Nation Current Affairs 17 Mar 2019 ASI gets 2 weeks to ...

ASI gets 2 weeks to bring officer back to Keezhadi

DECCAN CHRONICLE.
Published Mar 17, 2019, 2:24 am IST
Updated Mar 17, 2019, 2:24 am IST
Also, Amarnath was denied permission to deliver a lecture in June last year in the U.S. on the Keezhadi excavation.
Amarnath Ramakrishna.
 Amarnath Ramakrishna.

Chennai: Madras high court has given the Archaeological Survey of India (ASI) two weeks to transfer its superintending archaeologist Amarnath Ramakrishna back from his Assam posting to continue his excavation work at Keezhadi in SivagangaI district down south.

His work had established in 2015 a great civilisation thriving in the Vaigai river basin much before any other civilisation in the Indian subcontinent but the official was suddenly transferred to Assam in 2017, drawing all-round criticism that the BJP Government was trying to suppress the finding of the Vaigai civilisation.

 

The High Court in ordering that Amarnath be transferred back to continue his Keezhadi work, also wondered why the Central Government "is so adamant on this issue" in taking Amarnath away from his excavation when in truth the work would have got global recognition for the "pride of Tamil Nadu".  

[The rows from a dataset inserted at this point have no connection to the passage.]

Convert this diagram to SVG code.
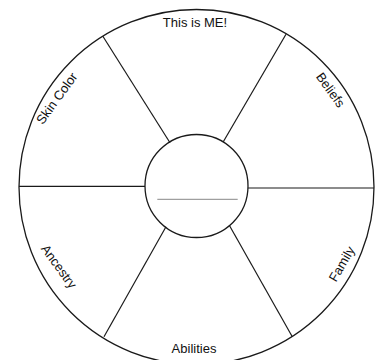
<svg xmlns="http://www.w3.org/2000/svg" width="377" height="360" viewBox="0 0 377 360">
<style>
.ring{fill:none;stroke:#1a1a1a;stroke-width:1.3}
.spoke{stroke:#1a1a1a;stroke-width:1.2;fill:none}
.lbl{font-family:"Liberation Sans",Arial,sans-serif;font-size:13px;fill:#111;text-anchor:middle}
</style>
<rect width="377" height="360" fill="#fff"/>
<g id="outer-wheel">
<circle class="ring" cx="196.5" cy="187" r="177.5"/>
</g>
<g id="connectors">
<line class="spoke" x1="102.7" y1="36" x2="170" y2="142.7"/>
<line class="spoke" x1="286" y1="34.3" x2="223.3" y2="141.7"/>
<line class="spoke" x1="166" y1="226.7" x2="104" y2="336.7"/>
<line class="spoke" x1="229.3" y1="225.3" x2="292.3" y2="336.7"/>
<line class="spoke" x1="19" y1="186.3" x2="145" y2="186.3"/>
<line class="spoke" x1="248" y1="188" x2="374" y2="188"/>
</g>
<g id="center">
<circle class="ring" cx="196.5" cy="186" r="51.5" fill="#fff"/>
<line x1="157.3" y1="199.3" x2="237.7" y2="199.3" stroke="#888" stroke-width="1"/>
</g>
<g id="label-me"><text class="lbl" x="195" y="27">This is ME!</text></g>
<g id="label-abilities"><text class="lbl" x="194" y="353">Abilities</text></g>
<g id="label-skin"><text class="lbl" transform="translate(56.7,98.3) rotate(-54)" y="4.5">Skin Color</text></g>
<g id="label-beliefs"><text class="lbl" transform="translate(330.5,90) rotate(54)" y="4.5">Beliefs</text></g>
<g id="label-ancestry"><text class="lbl" transform="translate(59,266.5) rotate(54)" y="4.5">Ancestry</text></g>
<g id="label-family"><text class="lbl" transform="translate(341.7,264) rotate(-60)" y="4.5">Family</text></g>
</svg>
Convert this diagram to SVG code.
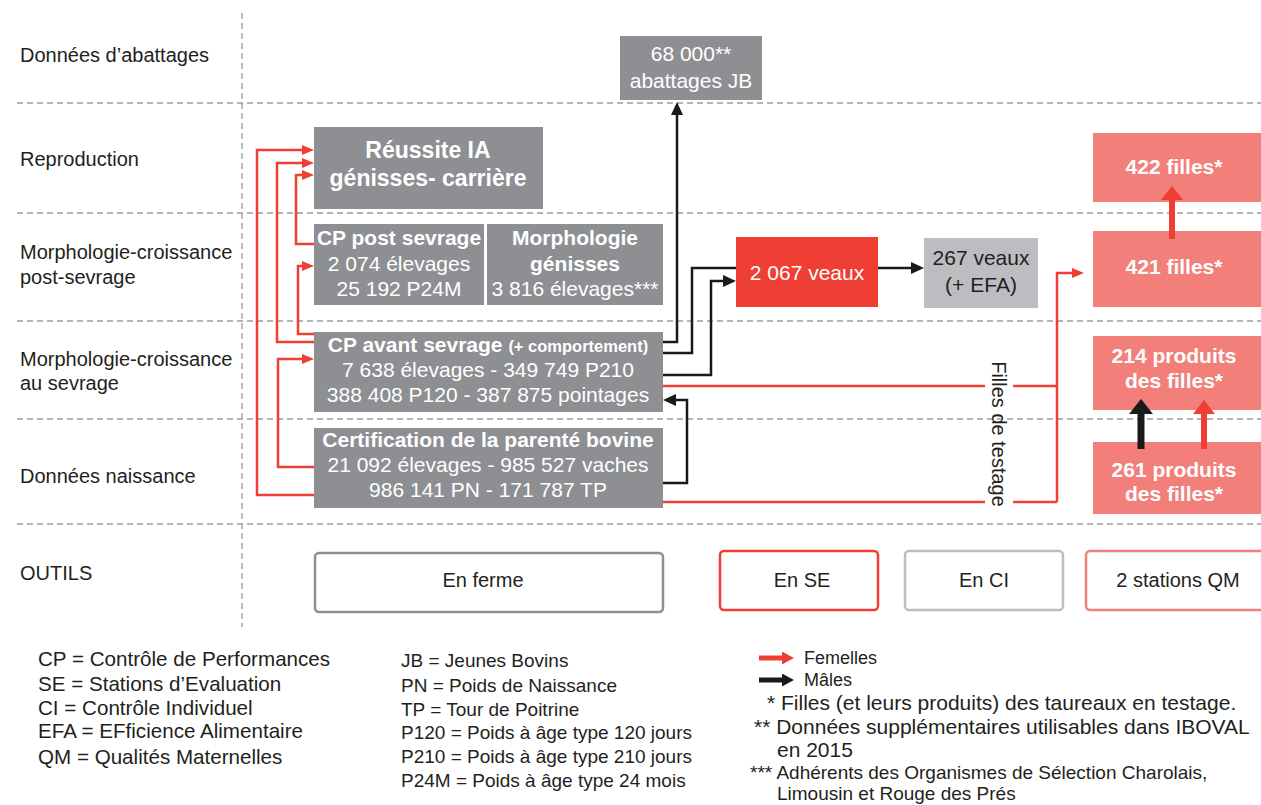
<svg xmlns="http://www.w3.org/2000/svg" width="1261" height="805" viewBox="0 0 1261 805">
<style>
text{font-family:"Liberation Sans",Arial,sans-serif;}
.lbl{font-size:20px;fill:#231f20;}
.grid{stroke:#9a9a9a;stroke-width:1.3;stroke-dasharray:6 4;fill:none;}
.gbox{fill:#8e8f93;}
.wt{fill:#fff;font-size:21px;text-anchor:middle;}
.wb{fill:#fff;font-size:21px;font-weight:bold;text-anchor:middle;}
.red{stroke:#ef3e33;stroke-width:2.5;fill:none;}
.blk{stroke:#1a1a1a;stroke-width:2.5;fill:none;}
.tool{fill:#fff;stroke-width:2.5;}
.tt{font-size:20px;fill:#231f20;text-anchor:middle;}
.leg{font-size:20.6px;fill:#231f20;}
.leg2{font-size:19px;fill:#231f20;}
</style>
<defs>
<marker id="ar" markerUnits="userSpaceOnUse" markerWidth="12" markerHeight="10" refX="0" refY="5" orient="auto"><path d="M0,0 L12,5 L0,10 z" fill="#ef3e33"/></marker>
<marker id="ab" markerUnits="userSpaceOnUse" markerWidth="13" markerHeight="12" refX="0" refY="6" orient="auto"><path d="M0,0 L13,6 L0,12 z" fill="#1a1a1a"/></marker>
<marker id="tr" markerUnits="userSpaceOnUse" markerWidth="14" markerHeight="22" refX="0" refY="11" orient="auto"><path d="M0,0 L14,11 L0,22 z" fill="#ef3e33"/></marker>
<marker id="tb" markerUnits="userSpaceOnUse" markerWidth="15" markerHeight="24" refX="0" refY="12" orient="auto"><path d="M0,0 L15,12 L0,24 z" fill="#1a1a1a"/></marker>
<marker id="lr" markerUnits="userSpaceOnUse" markerWidth="12" markerHeight="13" refX="0" refY="6.5" orient="auto"><path d="M0,0 L12,6.5 L0,13 z" fill="#ef3e33"/></marker>
<marker id="lb" markerUnits="userSpaceOnUse" markerWidth="12" markerHeight="13" refX="0" refY="6.5" orient="auto"><path d="M0,0 L12,6.5 L0,13 z" fill="#1a1a1a"/></marker>
</defs>
<rect width="1261" height="805" fill="#fff"/>

<g id="grid">
<line class="grid" x1="242" y1="13" x2="242" y2="627"/>
<line class="grid" x1="17" y1="103" x2="1261" y2="103"/>
<line class="grid" x1="17" y1="213" x2="1261" y2="213"/>
<line class="grid" x1="17" y1="321" x2="1261" y2="321"/>
<line class="grid" x1="17" y1="419" x2="1261" y2="419"/>
<line class="grid" x1="17" y1="524" x2="1261" y2="524"/>
</g>

<g id="row-labels">
<text class="lbl" x="20" y="62">Données d’abattages</text>
<text class="lbl" x="20" y="166">Reproduction</text>
<text class="lbl" x="20" y="259">Morphologie-croissance</text>
<text class="lbl" x="20" y="284">post-sevrage</text>
<text class="lbl" x="20" y="366">Morphologie-croissance</text>
<text class="lbl" x="20" y="390">au sevrage</text>
<text class="lbl" x="20" y="483">Données naissance</text>
<text class="lbl" x="20" y="580">OUTILS</text>
</g>

<g id="connectors">
<path class="red" d="M314,495 H257 V150 H302" marker-end="url(#ar)"/>
<path class="red" d="M314,342 H277 V163 H302" marker-end="url(#ar)"/>
<path class="red" d="M314,244 H296 V175 H302" marker-end="url(#ar)"/>
<path class="red" d="M314,334 H298 V266 H302" marker-end="url(#ar)"/>
<path class="red" d="M314,467 H278 V359 H302" marker-end="url(#ar)"/>
<path class="blk" d="M663,342 H677 V115" marker-end="url(#ab)"/>
<path class="blk" d="M663,353 H692 V268 H736"/>
<path class="blk" d="M663,375 H711 V281 H723" marker-end="url(#ab)"/>
<path class="blk" d="M663,483 H687 V400 H676" marker-end="url(#ab)"/>
<path class="blk" d="M878,268 H911" marker-end="url(#ab)"/>
<path class="red" d="M663,386 H985 M1013,386 H1057"/>
<path class="red" d="M663,502 H985 M1013,502 H1057"/>
<path class="red" d="M1057,502 V273 H1072" marker-end="url(#ar)"/>
<text x="999" y="434" class="lbl" text-anchor="middle" dominant-baseline="central" transform="rotate(90 999 434)">Filles de testage</text>
</g>

<g id="n-abattages">
<rect class="gbox" x="620" y="36" width="142" height="64"/>
<text class="wt" x="691" y="61">68 000**</text>
<text class="wt" x="691" y="88">abattages JB</text>
</g>
<g id="n-reussite">
<rect class="gbox" x="314" y="127" width="229" height="82"/>
<text class="wb" x="428" y="158" style="font-size:23px">Réussite IA</text>
<text class="wb" x="428" y="186" style="font-size:23px">génisses- carrière</text>
</g>
<g id="n-cp-post">
<rect class="gbox" x="314" y="224" width="170" height="81"/>
<text class="wb" x="399" y="245">CP post sevrage</text>
<text class="wt" x="399" y="271">2 074 élevages</text>
<text class="wt" x="399" y="296">25 192 P24M</text>
</g>
<g id="n-morpho">
<rect class="gbox" x="487" y="224" width="176" height="81"/>
<text class="wb" x="575" y="245">Morphologie</text>
<text class="wb" x="575" y="271">génisses</text>
<text class="wt" x="575" y="296">3 816 élevages***</text>
</g>
<g id="n-cp-avant">
<rect class="gbox" x="314" y="332" width="349" height="80"/>
<text class="wb" x="488" y="352">CP avant sevrage <tspan style="font-size:16.5px">(+ comportement)</tspan></text>
<text class="wt" x="488" y="377">7 638 élevages - 349 749 P210</text>
<text class="wt" x="488" y="402">388 408 P120 - 387 875 pointages</text>
</g>
<g id="n-certif">
<rect class="gbox" x="314" y="428" width="349" height="80"/>
<text class="wb" x="488" y="447">Certification de la parenté bovine</text>
<text class="wt" x="488" y="472">21 092 élevages - 985 527 vaches</text>
<text class="wt" x="488" y="497">986 141 PN - 171 787 TP</text>
</g>
<g id="n-2067">
<rect x="736" y="237" width="142" height="70" fill="#ef3e33"/>
<text class="wt" x="807" y="280">2 067 veaux</text>
</g>
<g id="n-267">
<rect x="924" y="238" width="114" height="70" fill="#bcbdc1"/>
<text class="wt" x="981" y="265" style="fill:#231f20">267 veaux</text>
<text class="wt" x="981" y="292" style="fill:#231f20">(+ EFA)</text>
</g>
<g id="n-422">
<rect x="1093" y="133" width="168" height="69" fill="#f27f7a"/>
<text class="wb" x="1174" y="174">422 filles*</text>
</g>
<g id="n-421">
<rect x="1093" y="231" width="168" height="76" fill="#f27f7a"/>
<text class="wb" x="1174" y="274">421 filles*</text>
</g>
<g id="n-214">
<rect x="1093" y="336" width="168" height="74" fill="#f27f7a"/>
<text class="wb" x="1174" y="363">214 produits</text>
<text class="wb" x="1174" y="388">des filles*</text>
</g>
<g id="n-261">
<rect x="1093" y="442" width="168" height="72" fill="#f27f7a"/>
<text class="wb" x="1174" y="477">261 produits</text>
<text class="wb" x="1174" y="501">des filles*</text>
</g>

<g id="thick-arrows">
<path d="M1172,239 V200" stroke="#ef3e33" stroke-width="6" fill="none" marker-end="url(#tr)"/>
<path d="M1141,449 V414" stroke="#1a1a1a" stroke-width="7" fill="none" marker-end="url(#tb)"/>
<path d="M1204,449 V414" stroke="#ef3e33" stroke-width="6" fill="none" marker-end="url(#tr)"/>
</g>

<g id="outils">
<rect class="tool" x="315" y="553" width="348" height="59" rx="4" stroke="#8e8f93"/>
<text class="tt" x="483" y="587">En ferme</text>
<rect class="tool" x="720" y="551" width="158" height="59" rx="4" stroke="#ef3e33"/>
<text class="tt" x="802" y="587">En SE</text>
<rect class="tool" x="905" y="551" width="158" height="59" rx="4" stroke="#bcbdc1"/>
<text class="tt" x="984" y="587">En CI</text>
<rect class="tool" x="1086" y="551" width="190" height="59" rx="4" stroke="#f27f7a"/>
<text class="tt" x="1178" y="587">2 stations QM</text>
</g>

<g id="legend">
<text class="leg" x="38" y="666">CP = Contrôle de Performances</text>
<text class="leg" x="38" y="691">SE = Stations d’Evaluation</text>
<text class="leg" x="38" y="715">CI  = Contrôle Individuel</text>
<text class="leg" x="38" y="738">EFA = EFficience Alimentaire</text>
<text class="leg" x="38" y="764">QM = Qualités Maternelles</text>
<text class="leg2" x="401" y="667">JB = Jeunes Bovins</text>
<text class="leg2" x="401" y="692">PN = Poids de Naissance</text>
<text class="leg2" x="401" y="716">TP = Tour de Poitrine</text>
<text class="leg2" x="401" y="739">P120 = Poids à âge type 120 jours</text>
<text class="leg2" x="401" y="763">P210 = Poids à âge type 210 jours</text>
<text class="leg2" x="401" y="787">P24M = Poids à âge type 24 mois</text>
<path d="M759,658 H782" stroke="#ef3e33" stroke-width="5" marker-end="url(#lr)"/>
<text x="804" y="664" style="font-size:18px;fill:#231f20">Femelles</text>
<path d="M759,680 H782" stroke="#1a1a1a" stroke-width="5" marker-end="url(#lb)"/>
<text x="804" y="686" style="font-size:18px;fill:#231f20">Mâles</text>
<text class="leg" x="767" y="710" style="font-size:21px">* Filles (et leurs produits) des taureaux en testage.</text>
<text class="leg" x="754" y="734" style="font-size:21px">** Données supplémentaires utilisables dans IBOVAL</text>
<text class="leg" x="777" y="757" style="font-size:21px">en 2015</text>
<text class="leg2" x="750" y="779">*** Adhérents des Organismes de Sélection Charolais,</text>
<text class="leg2" x="777" y="800">Limousin et Rouge des Prés</text>
</g>
</svg>
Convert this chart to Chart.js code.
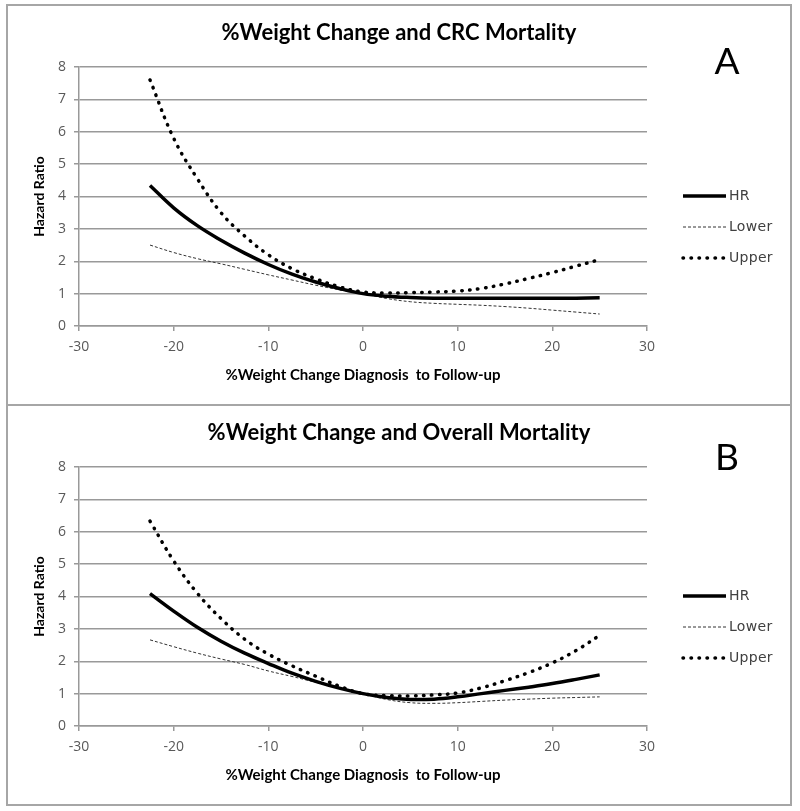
<!DOCTYPE html>
<html>
<head>
<meta charset="utf-8">
<script src="https://cdn.jsdelivr.net/npm/chart.js@4.4.1/dist/chart.umd.min.js"></script>
<style>
  body { margin: 0; background: #fff; }
  .panel { position: absolute; left: 6px; width: 786px; height: 402px; box-sizing: border-box; border: 2px solid #a6a6a6; }
  #panelA { top: 4px; }
  #panelB { top: 404px; }
  .panel canvas { display: block; }
</style>
</head>
<body>
<div class="panel" id="panelA"><canvas id="chartA" width="782" height="398"></canvas></div>
<div class="panel" id="panelB"><canvas id="chartB" width="782" height="398"></canvas></div>
<script>
// % weight change, diagnosis to follow-up
const weightChange = [-22.5, -20, -17.5, -15, -12.5, -10, -7.5, -5, -2.5, 0, 2.5, 5, 7.5, 10, 12.5, 15, 17.5, 20, 22.5, 25];

// A: CRC mortality
const hrCrc    = [4.34, 3.65, 3.1, 2.65, 2.25, 1.9, 1.6, 1.36, 1.16, 1.0, 0.92, 0.88, 0.86, 0.86, 0.86, 0.86, 0.86, 0.86, 0.86, 0.87];
const lowerCrc = [2.5, 2.27, 2.08, 1.92, 1.75, 1.58, 1.42, 1.26, 1.12, 1.0, 0.85, 0.75, 0.7, 0.67, 0.64, 0.6, 0.55, 0.49, 0.43, 0.37];
const upperCrc = [7.6, 5.8, 4.55, 3.5, 2.78, 2.2, 1.77, 1.46, 1.21, 1.05, 1.02, 1.03, 1.05, 1.08, 1.16, 1.3, 1.47, 1.65, 1.85, 2.05];

// B: overall mortality
const hrAll    = [4.09, 3.55, 3.05, 2.62, 2.25, 1.93, 1.63, 1.38, 1.17, 1.0, 0.88, 0.82, 0.83, 0.9, 1.0, 1.1, 1.2, 1.31, 1.44, 1.58];
const lowerAll = [2.66, 2.45, 2.25, 2.07, 1.9, 1.7, 1.53, 1.35, 1.17, 1.0, 0.82, 0.72, 0.7, 0.72, 0.76, 0.8, 0.83, 0.86, 0.88, 0.9];
const upperAll = [6.33, 5.1, 4.1, 3.32, 2.68, 2.22, 1.86, 1.54, 1.23, 1.0, 0.94, 0.93, 0.96, 1.02, 1.18, 1.4, 1.65, 1.95, 2.33, 2.8];

const seriesNames = ['HR', 'Lower', 'Upper'];
const xTitle = '%Weight Change Diagnosis  to Follow-up';
const yTitle = 'Hazard Ratio';

const axisGray = '#999999';
const tickFont = { family: '"Open Sans"', size: 14 };

// legend at right + panel letter
const panelExtras = {
    id: 'panelExtras',
    afterDraw(chart, args, opts) {
        const { ctx, chartArea } = chart;
        ctx.save();
        chart.data.datasets.forEach((ds, i) => {
            const y = chartArea.top + 129 + i * 31;
            const x0 = chartArea.right + 36;
            ctx.beginPath();
            ctx.strokeStyle = ds.borderColor;
            ctx.lineWidth = ds.borderWidth;
            ctx.setLineDash(ds.borderDash || []);
            ctx.lineCap = ds.borderCapStyle || 'butt';
            ctx.moveTo(x0, y);
            ctx.lineTo(x0 + 43, y);
            ctx.stroke();
            ctx.setLineDash([]);
            ctx.fillStyle = '#404040';
            ctx.font = '14px "DejaVu Sans"';
            ctx.letterSpacing = '0.3px';
            ctx.textBaseline = 'middle';
            ctx.fillText(ds.label, x0 + 46, y);
        });
        ctx.letterSpacing = '0px';
        ctx.font = opts.size + 'px Lato';
        ctx.fillStyle = '#000';
        ctx.textAlign = 'center';
        ctx.textBaseline = 'middle';
        ctx.fillText(opts.letter, chartArea.right + 80, opts.y);
        ctx.restore();
    }
};

function makeChart(id, title, hr, lower, upper, letter, letterY) {
    const pts = arr => weightChange.map((x, i) => ({ x: x, y: arr[i] }));
    new Chart(document.getElementById(id), {
        type: 'line',
        data: {
            datasets: [
                { label: seriesNames[0], data: pts(hr), borderColor: '#000', borderWidth: 3.5, pointRadius: 0, tension: 0.4 },
                { label: seriesNames[1], data: pts(lower), borderColor: '#333', borderWidth: 1, borderDash: [3, 2], pointRadius: 0, tension: 0.4 },
                { label: seriesNames[2], data: pts(upper), borderColor: '#000', borderWidth: 3.5, borderDash: [0.5, 7.5], borderCapStyle: 'round', pointRadius: 0, tension: 0.4 }
            ]
        },
        options: {
            responsive: false,
            animation: false,
            layout: { padding: 0 },
            plugins: {
                legend: { display: false },
                tooltip: { enabled: false },
                title: {
                    display: true,
                    text: title,
                    color: '#000',
                    font: { family: 'Lato', size: 22, weight: 'bold' },
                    padding: { top: 14, bottom: 20.6 }
                },
                panelExtras: { letter: letter, size: 37, y: letterY }
            },
            scales: {
                x: {
                    type: 'linear',
                    min: -30,
                    max: 30,
                    afterFit: scale => { scale.height = 78; },
                    ticks: { stepSize: 10, color: '#595959', font: tickFont, padding: 8 },
                    grid: { drawOnChartArea: false, tickLength: 5, color: axisGray, lineWidth: 1.5 },
                    border: { color: axisGray, width: 1.5 },
                    title: {
                        display: true,
                        text: xTitle,
                        color: '#000',
                        font: { family: 'Lato', size: 15, weight: 'bold' },
                        padding: { top: 0, bottom: 20 }
                    }
                },
                y: {
                    min: 0,
                    max: 8,
                    afterFit: scale => { scale.width = 71; },
                    ticks: { stepSize: 1, color: '#595959', font: tickFont, padding: 8 },
                    grid: { tickLength: 5, color: axisGray, lineWidth: 1.5 },
                    border: { color: axisGray, width: 1.5 },
                    title: {
                        display: true,
                        text: yTitle,
                        color: '#000',
                        font: { family: 'Lato', size: 14, weight: 'bold' },
                        padding: { top: 23, bottom: 0 }
                    }
                },
                // empty right-hand axis that reserves the legend column
                legendSpace: {
                    type: 'linear',
                    position: 'right',
                    afterFit: scale => { scale.width = 143; },
                    ticks: { display: false },
                    grid: { display: false },
                    border: { display: false }
                }
            }
        },
        plugins: [panelExtras]
    });
}

makeChart('chartA', '%Weight Change and CRC Mortality', hrCrc, lowerCrc, upperCrc, 'A', 56);
makeChart('chartB', '%Weight Change and Overall Mortality', hrAll, lowerAll, upperAll, 'B', 52);
</script>
</body>
</html>
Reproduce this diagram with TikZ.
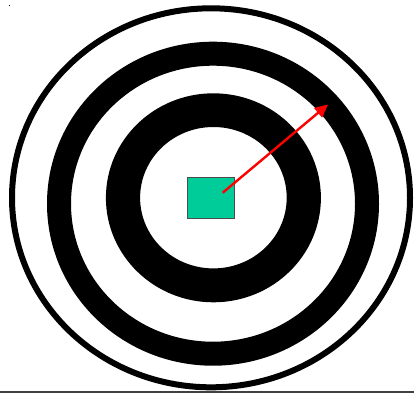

Hearing a petition filed against the officer's transfer, a Bench comprising Justices R Mahadevan and P D Audikesavalu said the Central government should show more interest in proceeding with the excavations carried out in the Vaigai river bed as the work had brought out evidence of an ancient civilisation that had thrived there.

"When the excavations get completed, the pride of Tamil people would get recognised worldwide but we wonder why the Central government is so adamant on this issue," the court said.

Amarnath's transfer in 2017 had drawn all-round criticism as his work had brought out substantial evidence to show the existence of a great civilisation in the Vaigai region dating back to 200 BC. The team of Amarnath had brought out more than 8,000 artefacts, Tamil Brahmi inscriptions, gold coins and jewellery, besides iron tools that amply proved the presence of a thriving urban civilisation there during the Sangam era that is hailed as the golden period for Tamil language and literature.

Not only did the Centre transfer Amarnath out to Assam, the excavation work was starved of funds and criticism erupted that the fund allocation was delayed because the Keezhadi excavations showed evidence of a secular culture. Also, Amarnath was denied permission to deliver a lecture in June last year in the U.S. on the Keezhadi excavation and was not allowed to file his final report on the findings in October.